What you need to do → Gather each line of the records where "this" appears.

>> begin

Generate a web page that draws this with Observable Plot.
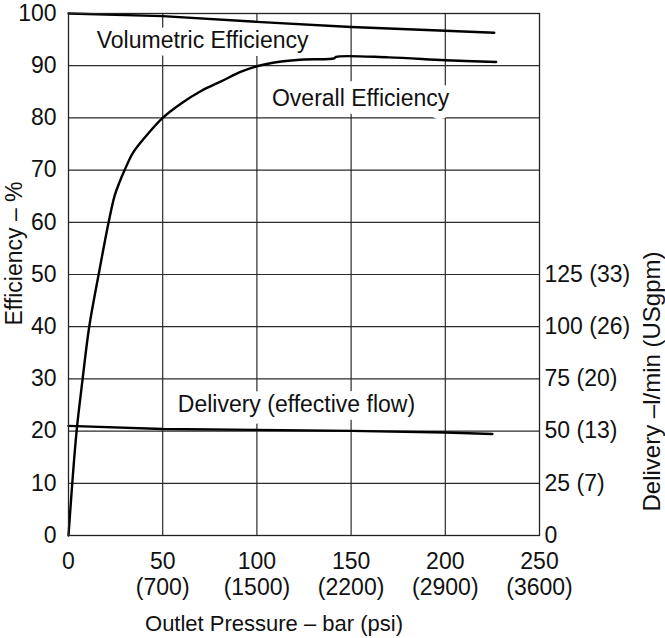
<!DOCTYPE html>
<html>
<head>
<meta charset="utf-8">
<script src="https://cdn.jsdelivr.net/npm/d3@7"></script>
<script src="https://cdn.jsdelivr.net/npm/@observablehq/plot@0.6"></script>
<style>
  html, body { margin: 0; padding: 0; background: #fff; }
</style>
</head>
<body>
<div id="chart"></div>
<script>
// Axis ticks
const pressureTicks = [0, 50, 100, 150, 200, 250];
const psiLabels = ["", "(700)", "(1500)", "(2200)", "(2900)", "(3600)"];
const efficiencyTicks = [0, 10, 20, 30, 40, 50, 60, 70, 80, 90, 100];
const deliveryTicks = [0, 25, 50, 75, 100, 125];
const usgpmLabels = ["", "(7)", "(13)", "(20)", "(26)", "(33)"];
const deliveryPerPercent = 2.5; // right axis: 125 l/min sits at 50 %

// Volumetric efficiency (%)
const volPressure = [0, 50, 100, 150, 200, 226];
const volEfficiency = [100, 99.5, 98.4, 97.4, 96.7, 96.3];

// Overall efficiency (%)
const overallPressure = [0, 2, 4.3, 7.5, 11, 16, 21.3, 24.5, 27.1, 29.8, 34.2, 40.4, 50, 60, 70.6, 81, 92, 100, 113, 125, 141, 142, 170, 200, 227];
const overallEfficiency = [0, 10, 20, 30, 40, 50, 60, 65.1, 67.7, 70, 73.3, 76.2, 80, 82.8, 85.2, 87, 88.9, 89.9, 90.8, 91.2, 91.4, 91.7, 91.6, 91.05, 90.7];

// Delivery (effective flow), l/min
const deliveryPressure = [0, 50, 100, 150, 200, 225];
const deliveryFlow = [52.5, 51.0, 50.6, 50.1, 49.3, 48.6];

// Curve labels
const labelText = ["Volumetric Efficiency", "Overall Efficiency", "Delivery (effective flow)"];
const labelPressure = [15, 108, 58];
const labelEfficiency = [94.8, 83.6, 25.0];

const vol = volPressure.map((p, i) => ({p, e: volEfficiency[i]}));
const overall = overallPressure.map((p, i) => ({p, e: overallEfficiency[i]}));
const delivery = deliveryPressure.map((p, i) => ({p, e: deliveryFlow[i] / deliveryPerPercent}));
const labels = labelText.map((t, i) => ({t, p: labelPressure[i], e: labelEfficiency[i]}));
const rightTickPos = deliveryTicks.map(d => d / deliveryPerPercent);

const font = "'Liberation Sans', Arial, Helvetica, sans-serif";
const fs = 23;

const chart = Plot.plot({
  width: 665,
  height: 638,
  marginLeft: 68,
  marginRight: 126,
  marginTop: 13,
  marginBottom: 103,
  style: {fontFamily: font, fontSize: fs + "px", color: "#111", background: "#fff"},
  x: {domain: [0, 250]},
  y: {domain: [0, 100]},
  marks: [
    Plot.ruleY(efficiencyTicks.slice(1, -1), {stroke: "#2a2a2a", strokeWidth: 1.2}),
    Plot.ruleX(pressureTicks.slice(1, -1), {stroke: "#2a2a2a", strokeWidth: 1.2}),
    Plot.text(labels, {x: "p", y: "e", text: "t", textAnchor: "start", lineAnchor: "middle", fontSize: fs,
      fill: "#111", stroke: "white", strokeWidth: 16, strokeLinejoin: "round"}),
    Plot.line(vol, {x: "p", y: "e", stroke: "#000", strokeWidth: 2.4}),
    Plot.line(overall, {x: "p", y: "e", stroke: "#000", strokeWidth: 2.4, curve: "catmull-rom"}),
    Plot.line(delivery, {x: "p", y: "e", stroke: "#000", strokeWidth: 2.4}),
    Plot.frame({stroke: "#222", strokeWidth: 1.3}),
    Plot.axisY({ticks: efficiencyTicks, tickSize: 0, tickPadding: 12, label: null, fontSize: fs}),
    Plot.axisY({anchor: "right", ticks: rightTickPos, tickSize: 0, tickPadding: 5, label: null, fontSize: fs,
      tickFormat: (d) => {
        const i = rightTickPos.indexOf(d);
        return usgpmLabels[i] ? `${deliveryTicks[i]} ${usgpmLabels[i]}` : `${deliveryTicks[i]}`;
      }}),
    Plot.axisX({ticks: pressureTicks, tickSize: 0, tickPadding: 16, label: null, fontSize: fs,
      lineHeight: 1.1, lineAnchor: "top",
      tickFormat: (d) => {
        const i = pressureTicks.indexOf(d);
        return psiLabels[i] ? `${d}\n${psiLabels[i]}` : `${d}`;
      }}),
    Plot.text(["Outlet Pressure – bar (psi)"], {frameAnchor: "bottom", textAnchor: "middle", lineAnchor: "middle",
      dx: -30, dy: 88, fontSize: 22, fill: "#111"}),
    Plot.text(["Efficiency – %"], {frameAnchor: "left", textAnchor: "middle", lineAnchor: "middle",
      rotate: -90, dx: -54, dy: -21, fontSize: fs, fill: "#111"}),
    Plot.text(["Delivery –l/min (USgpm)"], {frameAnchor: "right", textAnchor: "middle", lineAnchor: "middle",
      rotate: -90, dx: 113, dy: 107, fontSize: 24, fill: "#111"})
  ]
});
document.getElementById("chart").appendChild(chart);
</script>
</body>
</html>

>> end
>> begin

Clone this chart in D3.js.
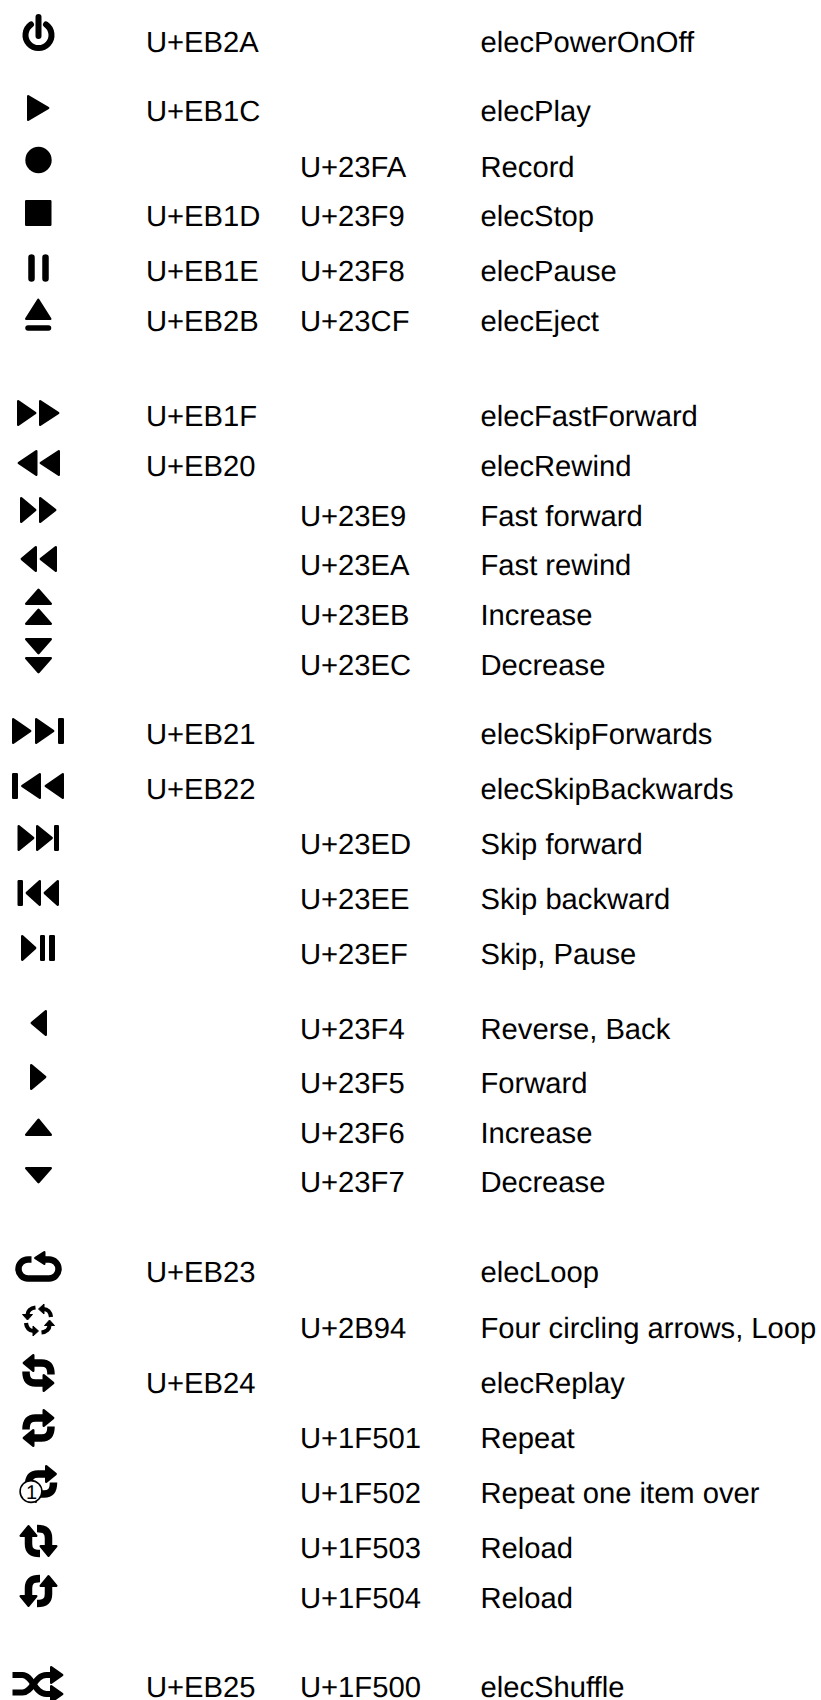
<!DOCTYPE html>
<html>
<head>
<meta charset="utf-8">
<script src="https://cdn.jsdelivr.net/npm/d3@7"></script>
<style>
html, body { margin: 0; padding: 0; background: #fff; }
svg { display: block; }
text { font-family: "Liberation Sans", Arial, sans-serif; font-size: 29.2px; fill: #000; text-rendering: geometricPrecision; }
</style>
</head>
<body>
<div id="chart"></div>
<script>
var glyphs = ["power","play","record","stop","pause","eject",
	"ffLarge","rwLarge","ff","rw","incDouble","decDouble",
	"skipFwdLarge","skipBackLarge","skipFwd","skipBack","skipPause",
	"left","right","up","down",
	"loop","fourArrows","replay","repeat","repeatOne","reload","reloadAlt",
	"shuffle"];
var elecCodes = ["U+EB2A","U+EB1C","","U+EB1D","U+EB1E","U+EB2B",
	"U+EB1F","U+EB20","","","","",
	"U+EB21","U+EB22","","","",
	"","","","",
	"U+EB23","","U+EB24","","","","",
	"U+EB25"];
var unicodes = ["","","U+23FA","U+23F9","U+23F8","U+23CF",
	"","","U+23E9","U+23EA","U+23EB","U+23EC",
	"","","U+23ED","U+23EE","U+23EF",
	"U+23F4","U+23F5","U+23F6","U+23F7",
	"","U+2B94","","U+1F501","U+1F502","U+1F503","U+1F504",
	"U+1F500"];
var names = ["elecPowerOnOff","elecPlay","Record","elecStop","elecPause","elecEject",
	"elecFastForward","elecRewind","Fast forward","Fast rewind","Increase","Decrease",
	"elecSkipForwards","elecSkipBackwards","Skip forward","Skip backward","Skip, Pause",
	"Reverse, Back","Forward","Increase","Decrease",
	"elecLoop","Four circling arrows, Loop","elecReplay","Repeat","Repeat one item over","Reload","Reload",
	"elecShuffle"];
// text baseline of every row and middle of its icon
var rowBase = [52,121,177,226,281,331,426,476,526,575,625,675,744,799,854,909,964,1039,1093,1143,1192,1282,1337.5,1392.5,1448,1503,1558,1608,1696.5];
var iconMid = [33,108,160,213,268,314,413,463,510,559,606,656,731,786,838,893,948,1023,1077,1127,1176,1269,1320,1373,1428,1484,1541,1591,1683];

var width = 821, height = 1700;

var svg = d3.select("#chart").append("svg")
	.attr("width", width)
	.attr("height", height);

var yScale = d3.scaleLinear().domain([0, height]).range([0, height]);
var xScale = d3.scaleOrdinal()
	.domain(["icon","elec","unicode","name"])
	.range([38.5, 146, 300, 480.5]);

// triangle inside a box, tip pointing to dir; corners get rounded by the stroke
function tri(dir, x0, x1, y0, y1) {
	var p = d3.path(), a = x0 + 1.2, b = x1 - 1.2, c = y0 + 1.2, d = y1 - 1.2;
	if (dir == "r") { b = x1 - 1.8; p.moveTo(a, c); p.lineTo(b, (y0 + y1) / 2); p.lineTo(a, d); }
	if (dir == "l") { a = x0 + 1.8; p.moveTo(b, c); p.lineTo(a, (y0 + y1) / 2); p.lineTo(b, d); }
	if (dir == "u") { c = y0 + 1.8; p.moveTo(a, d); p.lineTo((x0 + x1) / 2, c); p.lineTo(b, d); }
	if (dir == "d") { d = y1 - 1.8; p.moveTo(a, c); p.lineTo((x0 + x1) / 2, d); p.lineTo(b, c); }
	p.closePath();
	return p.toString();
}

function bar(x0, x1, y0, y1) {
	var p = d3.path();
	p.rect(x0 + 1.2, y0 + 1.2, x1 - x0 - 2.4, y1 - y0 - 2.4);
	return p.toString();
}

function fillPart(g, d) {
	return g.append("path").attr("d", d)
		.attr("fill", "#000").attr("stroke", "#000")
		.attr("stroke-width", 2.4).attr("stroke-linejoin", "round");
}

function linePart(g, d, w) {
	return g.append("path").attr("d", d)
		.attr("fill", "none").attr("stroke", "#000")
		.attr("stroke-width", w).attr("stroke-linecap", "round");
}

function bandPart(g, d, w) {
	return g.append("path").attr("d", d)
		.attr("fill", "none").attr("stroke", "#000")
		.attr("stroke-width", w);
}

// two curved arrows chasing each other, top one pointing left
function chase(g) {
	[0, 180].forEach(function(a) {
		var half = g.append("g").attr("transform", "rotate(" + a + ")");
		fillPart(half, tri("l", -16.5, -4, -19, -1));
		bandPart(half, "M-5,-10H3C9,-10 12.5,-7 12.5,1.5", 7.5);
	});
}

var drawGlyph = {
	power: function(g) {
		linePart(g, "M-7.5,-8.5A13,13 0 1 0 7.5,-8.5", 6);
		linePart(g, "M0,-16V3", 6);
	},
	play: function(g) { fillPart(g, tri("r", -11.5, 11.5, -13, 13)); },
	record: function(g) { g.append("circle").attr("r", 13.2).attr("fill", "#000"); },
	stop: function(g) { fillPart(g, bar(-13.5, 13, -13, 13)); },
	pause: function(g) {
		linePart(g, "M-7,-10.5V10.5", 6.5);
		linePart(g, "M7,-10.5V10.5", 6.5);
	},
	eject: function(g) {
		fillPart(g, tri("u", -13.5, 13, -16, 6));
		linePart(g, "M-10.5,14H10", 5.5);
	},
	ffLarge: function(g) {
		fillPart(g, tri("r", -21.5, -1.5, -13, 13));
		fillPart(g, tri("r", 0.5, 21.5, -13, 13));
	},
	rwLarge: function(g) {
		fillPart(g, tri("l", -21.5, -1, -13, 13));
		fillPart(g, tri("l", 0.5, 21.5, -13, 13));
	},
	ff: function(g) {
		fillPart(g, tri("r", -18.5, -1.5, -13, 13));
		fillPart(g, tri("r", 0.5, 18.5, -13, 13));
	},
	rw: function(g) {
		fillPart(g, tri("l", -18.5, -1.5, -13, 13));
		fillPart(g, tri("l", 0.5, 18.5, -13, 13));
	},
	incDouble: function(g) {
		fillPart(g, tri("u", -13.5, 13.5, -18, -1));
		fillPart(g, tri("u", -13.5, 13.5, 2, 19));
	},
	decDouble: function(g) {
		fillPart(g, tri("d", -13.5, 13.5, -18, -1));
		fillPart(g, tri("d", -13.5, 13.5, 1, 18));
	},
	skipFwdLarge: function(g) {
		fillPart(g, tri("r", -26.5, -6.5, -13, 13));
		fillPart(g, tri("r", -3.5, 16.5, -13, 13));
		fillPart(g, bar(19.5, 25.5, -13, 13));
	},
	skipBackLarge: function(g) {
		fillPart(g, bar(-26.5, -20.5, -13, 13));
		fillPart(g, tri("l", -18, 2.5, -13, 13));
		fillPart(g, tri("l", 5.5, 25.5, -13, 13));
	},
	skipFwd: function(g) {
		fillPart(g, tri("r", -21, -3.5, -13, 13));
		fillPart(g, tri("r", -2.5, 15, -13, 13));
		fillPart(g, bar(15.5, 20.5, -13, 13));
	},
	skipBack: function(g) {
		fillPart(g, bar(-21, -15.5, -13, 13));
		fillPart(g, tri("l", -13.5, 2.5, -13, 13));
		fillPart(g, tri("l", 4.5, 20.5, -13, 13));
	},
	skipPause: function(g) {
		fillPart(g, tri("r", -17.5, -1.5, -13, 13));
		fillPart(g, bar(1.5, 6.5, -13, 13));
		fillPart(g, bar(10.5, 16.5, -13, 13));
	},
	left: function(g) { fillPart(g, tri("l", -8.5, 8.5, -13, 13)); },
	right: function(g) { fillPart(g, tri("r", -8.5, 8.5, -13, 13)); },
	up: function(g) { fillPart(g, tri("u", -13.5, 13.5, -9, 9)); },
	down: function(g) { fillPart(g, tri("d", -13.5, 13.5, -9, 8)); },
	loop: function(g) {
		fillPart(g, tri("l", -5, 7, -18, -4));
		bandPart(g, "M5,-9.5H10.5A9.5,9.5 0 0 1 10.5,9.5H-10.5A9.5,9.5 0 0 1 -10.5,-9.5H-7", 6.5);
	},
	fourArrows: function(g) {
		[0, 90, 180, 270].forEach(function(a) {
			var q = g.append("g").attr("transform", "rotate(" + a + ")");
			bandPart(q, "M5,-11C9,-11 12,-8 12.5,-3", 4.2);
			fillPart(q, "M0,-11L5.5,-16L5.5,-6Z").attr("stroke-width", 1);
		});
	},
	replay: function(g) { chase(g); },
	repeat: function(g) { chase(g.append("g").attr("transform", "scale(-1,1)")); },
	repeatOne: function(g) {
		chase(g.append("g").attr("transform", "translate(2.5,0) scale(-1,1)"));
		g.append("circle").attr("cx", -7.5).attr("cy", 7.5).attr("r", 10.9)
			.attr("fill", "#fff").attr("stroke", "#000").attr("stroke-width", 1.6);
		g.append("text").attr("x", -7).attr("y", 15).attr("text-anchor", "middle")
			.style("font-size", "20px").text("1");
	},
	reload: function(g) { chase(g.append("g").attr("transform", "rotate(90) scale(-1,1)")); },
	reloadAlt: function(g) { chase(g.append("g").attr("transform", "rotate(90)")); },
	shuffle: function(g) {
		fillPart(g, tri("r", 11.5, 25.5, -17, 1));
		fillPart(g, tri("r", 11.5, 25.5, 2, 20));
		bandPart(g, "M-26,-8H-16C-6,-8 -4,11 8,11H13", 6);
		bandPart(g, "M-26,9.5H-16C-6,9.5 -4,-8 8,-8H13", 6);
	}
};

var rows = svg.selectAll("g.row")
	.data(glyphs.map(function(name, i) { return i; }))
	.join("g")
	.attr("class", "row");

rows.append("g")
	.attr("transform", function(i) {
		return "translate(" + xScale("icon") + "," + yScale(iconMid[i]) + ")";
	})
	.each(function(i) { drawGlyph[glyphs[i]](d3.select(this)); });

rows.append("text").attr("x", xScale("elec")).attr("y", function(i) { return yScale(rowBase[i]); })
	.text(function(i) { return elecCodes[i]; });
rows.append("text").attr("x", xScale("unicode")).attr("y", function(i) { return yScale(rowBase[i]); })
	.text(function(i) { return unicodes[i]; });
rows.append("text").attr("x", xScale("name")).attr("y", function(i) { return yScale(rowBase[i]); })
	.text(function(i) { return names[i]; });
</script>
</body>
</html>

>> end

Finished exercise →
Generate a web page that draws this with Observable Plot.
Clone this chart in D3.js.
	.each(function(i) { drawGlyph[glyphs[i]](d3.select(this)); });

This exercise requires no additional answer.